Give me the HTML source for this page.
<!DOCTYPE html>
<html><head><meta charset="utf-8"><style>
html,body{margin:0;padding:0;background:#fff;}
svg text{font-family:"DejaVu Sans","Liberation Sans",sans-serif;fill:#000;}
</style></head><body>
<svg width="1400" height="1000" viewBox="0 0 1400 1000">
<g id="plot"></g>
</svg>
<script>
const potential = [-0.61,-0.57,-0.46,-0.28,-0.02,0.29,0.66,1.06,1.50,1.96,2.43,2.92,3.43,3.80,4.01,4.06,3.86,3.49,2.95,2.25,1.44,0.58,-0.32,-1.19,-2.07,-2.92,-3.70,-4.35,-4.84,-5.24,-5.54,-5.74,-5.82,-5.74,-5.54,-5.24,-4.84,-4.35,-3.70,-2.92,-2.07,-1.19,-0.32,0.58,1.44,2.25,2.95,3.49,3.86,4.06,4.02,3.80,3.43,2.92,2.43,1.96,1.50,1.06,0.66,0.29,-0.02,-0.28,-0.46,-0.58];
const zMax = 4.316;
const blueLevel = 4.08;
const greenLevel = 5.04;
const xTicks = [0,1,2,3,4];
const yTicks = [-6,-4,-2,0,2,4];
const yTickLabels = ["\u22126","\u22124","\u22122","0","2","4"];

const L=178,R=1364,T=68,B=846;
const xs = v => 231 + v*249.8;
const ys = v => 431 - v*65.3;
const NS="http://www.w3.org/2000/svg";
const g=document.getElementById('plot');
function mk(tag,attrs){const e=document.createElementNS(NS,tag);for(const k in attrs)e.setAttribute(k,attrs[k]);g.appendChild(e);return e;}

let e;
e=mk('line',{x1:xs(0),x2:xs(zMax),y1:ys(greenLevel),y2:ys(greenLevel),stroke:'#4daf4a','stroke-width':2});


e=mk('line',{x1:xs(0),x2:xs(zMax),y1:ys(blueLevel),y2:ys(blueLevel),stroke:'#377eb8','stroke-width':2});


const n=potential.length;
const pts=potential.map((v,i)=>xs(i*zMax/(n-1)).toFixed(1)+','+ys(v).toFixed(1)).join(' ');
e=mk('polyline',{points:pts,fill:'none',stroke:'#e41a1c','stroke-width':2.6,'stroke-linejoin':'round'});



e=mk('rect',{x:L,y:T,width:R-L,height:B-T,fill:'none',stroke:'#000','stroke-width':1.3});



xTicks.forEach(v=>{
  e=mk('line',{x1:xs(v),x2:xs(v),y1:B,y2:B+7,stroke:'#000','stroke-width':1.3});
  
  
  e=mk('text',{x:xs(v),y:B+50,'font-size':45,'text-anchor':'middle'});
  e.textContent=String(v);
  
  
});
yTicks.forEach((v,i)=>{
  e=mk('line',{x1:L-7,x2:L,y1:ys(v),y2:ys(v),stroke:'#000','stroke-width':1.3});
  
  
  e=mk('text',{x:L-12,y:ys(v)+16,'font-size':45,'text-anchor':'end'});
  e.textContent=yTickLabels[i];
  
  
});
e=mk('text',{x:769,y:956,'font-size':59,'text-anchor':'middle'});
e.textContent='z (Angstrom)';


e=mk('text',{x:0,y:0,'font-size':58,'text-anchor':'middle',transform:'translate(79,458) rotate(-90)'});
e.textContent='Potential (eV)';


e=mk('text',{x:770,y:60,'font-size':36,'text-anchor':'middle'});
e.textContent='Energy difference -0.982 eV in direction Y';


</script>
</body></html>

◆ TASK TO COMPLETE ◆
Repeat the data above, word for word.

◆ ANSWER TO THE TASK ◆
Give me the HTML source for this page.
<!DOCTYPE html>
<html><head><meta charset="utf-8"><style>
html,body{margin:0;padding:0;background:#fff;}
svg text{font-family:"DejaVu Sans","Liberation Sans",sans-serif;fill:#000;}
</style></head><body>
<svg width="1400" height="1000" viewBox="0 0 1400 1000">
<g id="plot"></g>
</svg>
<script>
const potential = [-0.61,-0.57,-0.46,-0.28,-0.02,0.29,0.66,1.06,1.50,1.96,2.43,2.92,3.43,3.80,4.01,4.06,3.86,3.49,2.95,2.25,1.44,0.58,-0.32,-1.19,-2.07,-2.92,-3.70,-4.35,-4.84,-5.24,-5.54,-5.74,-5.82,-5.74,-5.54,-5.24,-4.84,-4.35,-3.70,-2.92,-2.07,-1.19,-0.32,0.58,1.44,2.25,2.95,3.49,3.86,4.06,4.02,3.80,3.43,2.92,2.43,1.96,1.50,1.06,0.66,0.29,-0.02,-0.28,-0.46,-0.58];
const zMax = 4.316;
const blueLevel = 4.08;
const greenLevel = 5.04;
const xTicks = [0,1,2,3,4];
const yTicks = [-6,-4,-2,0,2,4];
const yTickLabels = ["\u22126","\u22124","\u22122","0","2","4"];

const L=178,R=1364,T=68,B=846;
const xs = v => 231 + v*249.8;
const ys = v => 431 - v*65.3;
const NS="http://www.w3.org/2000/svg";
const g=document.getElementById('plot');
function mk(tag,attrs){const e=document.createElementNS(NS,tag);for(const k in attrs)e.setAttribute(k,attrs[k]);g.appendChild(e);return e;}

let e;
e=mk('line',{x1:xs(0),x2:xs(zMax),y1:ys(greenLevel),y2:ys(greenLevel),stroke:'#4daf4a','stroke-width':2});


e=mk('line',{x1:xs(0),x2:xs(zMax),y1:ys(blueLevel),y2:ys(blueLevel),stroke:'#377eb8','stroke-width':2});


const n=potential.length;
const pts=potential.map((v,i)=>xs(i*zMax/(n-1)).toFixed(1)+','+ys(v).toFixed(1)).join(' ');
e=mk('polyline',{points:pts,fill:'none',stroke:'#e41a1c','stroke-width':2.6,'stroke-linejoin':'round'});



e=mk('rect',{x:L,y:T,width:R-L,height:B-T,fill:'none',stroke:'#000','stroke-width':1.3});



xTicks.forEach(v=>{
  e=mk('line',{x1:xs(v),x2:xs(v),y1:B,y2:B+7,stroke:'#000','stroke-width':1.3});
  
  
  e=mk('text',{x:xs(v),y:B+50,'font-size':45,'text-anchor':'middle'});
  e.textContent=String(v);
  
  
});
yTicks.forEach((v,i)=>{
  e=mk('line',{x1:L-7,x2:L,y1:ys(v),y2:ys(v),stroke:'#000','stroke-width':1.3});
  
  
  e=mk('text',{x:L-12,y:ys(v)+16,'font-size':45,'text-anchor':'end'});
  e.textContent=yTickLabels[i];
  
  
});
e=mk('text',{x:769,y:956,'font-size':59,'text-anchor':'middle'});
e.textContent='z (Angstrom)';


e=mk('text',{x:0,y:0,'font-size':58,'text-anchor':'middle',transform:'translate(79,458) rotate(-90)'});
e.textContent='Potential (eV)';


e=mk('text',{x:770,y:60,'font-size':36,'text-anchor':'middle'});
e.textContent='Energy difference -0.982 eV in direction Y';


</script>
</body></html>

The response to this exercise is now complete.